EPA in relation to property

A donor authorises their attorney to act in matters concerning the whole, or a specified part, of the donor's property. Unless restricted, this EPA can be used for any ‘property’ of the donor, including borrowing, operation of bank accounts, and almost all financial or property decisions the donor would otherwise make personally.

In recent years EPAs have become subject to much tighter controls. Stringent mandatory requirements are imposed by The Protection of Personal and Property Rights Amendment Act 2007 (‘the Act’), which came into effect on 26 September 2008.

When does an EPA take effect?

An EPA for property can either

  • be effective immediately and continue when the donor no longer has mental capacity, or

  • can become effective only upon the donor’s mental incapacity.

Under a personal care and welfare EPA an attorney cannot act unless the attorney believes on reasonable grounds that the donor is mentally incapable. For more significant matters, certification of mental incapacity from a relevant health practitioner, or determination by a court, is also required before an attorney is able to act.

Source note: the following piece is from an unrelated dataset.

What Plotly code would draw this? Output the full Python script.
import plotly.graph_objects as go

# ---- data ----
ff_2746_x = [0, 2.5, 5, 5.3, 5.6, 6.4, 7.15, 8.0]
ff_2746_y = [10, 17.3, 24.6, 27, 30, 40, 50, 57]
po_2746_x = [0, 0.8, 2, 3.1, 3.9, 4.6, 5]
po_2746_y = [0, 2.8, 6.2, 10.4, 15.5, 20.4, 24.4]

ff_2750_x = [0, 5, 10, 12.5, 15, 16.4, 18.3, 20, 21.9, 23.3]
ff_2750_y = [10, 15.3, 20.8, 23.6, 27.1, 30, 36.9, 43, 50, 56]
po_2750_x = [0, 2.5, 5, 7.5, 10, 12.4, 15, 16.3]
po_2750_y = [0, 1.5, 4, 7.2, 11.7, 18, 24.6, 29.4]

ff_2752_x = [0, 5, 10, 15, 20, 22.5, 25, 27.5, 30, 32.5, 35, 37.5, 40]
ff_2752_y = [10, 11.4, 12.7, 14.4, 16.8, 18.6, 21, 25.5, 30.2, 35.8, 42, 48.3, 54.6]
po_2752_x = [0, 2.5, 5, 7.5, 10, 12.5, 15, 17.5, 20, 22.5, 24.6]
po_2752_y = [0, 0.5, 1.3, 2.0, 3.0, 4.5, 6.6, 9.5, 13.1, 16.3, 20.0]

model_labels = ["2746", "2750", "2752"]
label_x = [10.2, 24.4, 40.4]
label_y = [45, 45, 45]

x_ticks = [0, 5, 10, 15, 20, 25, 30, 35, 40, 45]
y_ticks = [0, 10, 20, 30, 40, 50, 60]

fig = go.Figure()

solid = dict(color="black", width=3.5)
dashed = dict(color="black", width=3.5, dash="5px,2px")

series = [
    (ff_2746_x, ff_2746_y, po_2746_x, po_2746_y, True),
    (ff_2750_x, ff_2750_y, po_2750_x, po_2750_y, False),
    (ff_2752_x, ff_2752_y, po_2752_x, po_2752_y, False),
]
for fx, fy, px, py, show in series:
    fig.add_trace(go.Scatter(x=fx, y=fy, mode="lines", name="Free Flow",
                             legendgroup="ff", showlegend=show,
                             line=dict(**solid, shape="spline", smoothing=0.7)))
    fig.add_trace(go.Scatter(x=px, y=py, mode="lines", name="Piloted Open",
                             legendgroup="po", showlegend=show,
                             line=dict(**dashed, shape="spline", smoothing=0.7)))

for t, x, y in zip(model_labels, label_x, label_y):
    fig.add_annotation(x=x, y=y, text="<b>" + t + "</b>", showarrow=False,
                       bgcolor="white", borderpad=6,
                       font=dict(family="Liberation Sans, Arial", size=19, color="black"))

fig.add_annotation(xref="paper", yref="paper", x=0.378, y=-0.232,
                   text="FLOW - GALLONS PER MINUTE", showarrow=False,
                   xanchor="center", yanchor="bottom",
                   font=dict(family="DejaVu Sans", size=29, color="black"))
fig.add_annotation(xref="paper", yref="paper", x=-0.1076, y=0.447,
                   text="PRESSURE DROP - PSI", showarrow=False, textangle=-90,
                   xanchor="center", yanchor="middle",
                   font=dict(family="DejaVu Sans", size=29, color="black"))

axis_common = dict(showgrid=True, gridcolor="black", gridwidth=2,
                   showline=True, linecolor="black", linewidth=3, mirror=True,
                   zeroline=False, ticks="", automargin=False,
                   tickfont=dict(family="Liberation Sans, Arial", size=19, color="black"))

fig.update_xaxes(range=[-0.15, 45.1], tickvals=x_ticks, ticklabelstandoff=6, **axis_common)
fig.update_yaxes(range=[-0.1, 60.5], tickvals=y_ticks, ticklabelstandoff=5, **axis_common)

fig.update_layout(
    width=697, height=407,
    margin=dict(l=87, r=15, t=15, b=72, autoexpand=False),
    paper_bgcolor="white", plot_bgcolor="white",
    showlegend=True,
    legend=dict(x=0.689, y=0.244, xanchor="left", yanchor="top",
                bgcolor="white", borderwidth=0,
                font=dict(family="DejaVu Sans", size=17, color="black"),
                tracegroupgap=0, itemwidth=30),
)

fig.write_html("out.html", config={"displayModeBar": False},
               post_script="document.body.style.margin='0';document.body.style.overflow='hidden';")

In all cases there is a presumption that the donor is mentally capable until the contrary is proven.

Key Requirements for EPAs

Witnesses – the effects and implications of the EPA must be explained to the donor by:

  • a lawyer

  • a registered legal executive, or

  • an officer of a trustee corporation independent of the attorney

This person must explain to the donor the scope of authority being handed to their attorney, provide certifications that this has occurred and witness the donor’s signature.

The attorney’s signature cannot be witnessed by the same person who witnesses the donor’s signature, so a separate independent witness is required.

Consultation – changes under the Act also provide a donor with the ability to require their attorney to reasonably consult with, or provide information to, certain people named in their EPA before a decision is made. Despite such discussions, the ultimate decision will be at the attorney’s discretion.

Conclusion

While the Act endeavours to provide donors with greater control over the powers they give to their attorneys, the ultimate decision-making will rest with the attorney. It is therefore critical for a donor to carefully consider who may be a suitable attorney.

If you are considering an EPA, your lawyer will be able to discuss what powers are given to your attorney, and will prepare an EPA to best suit your circumstances.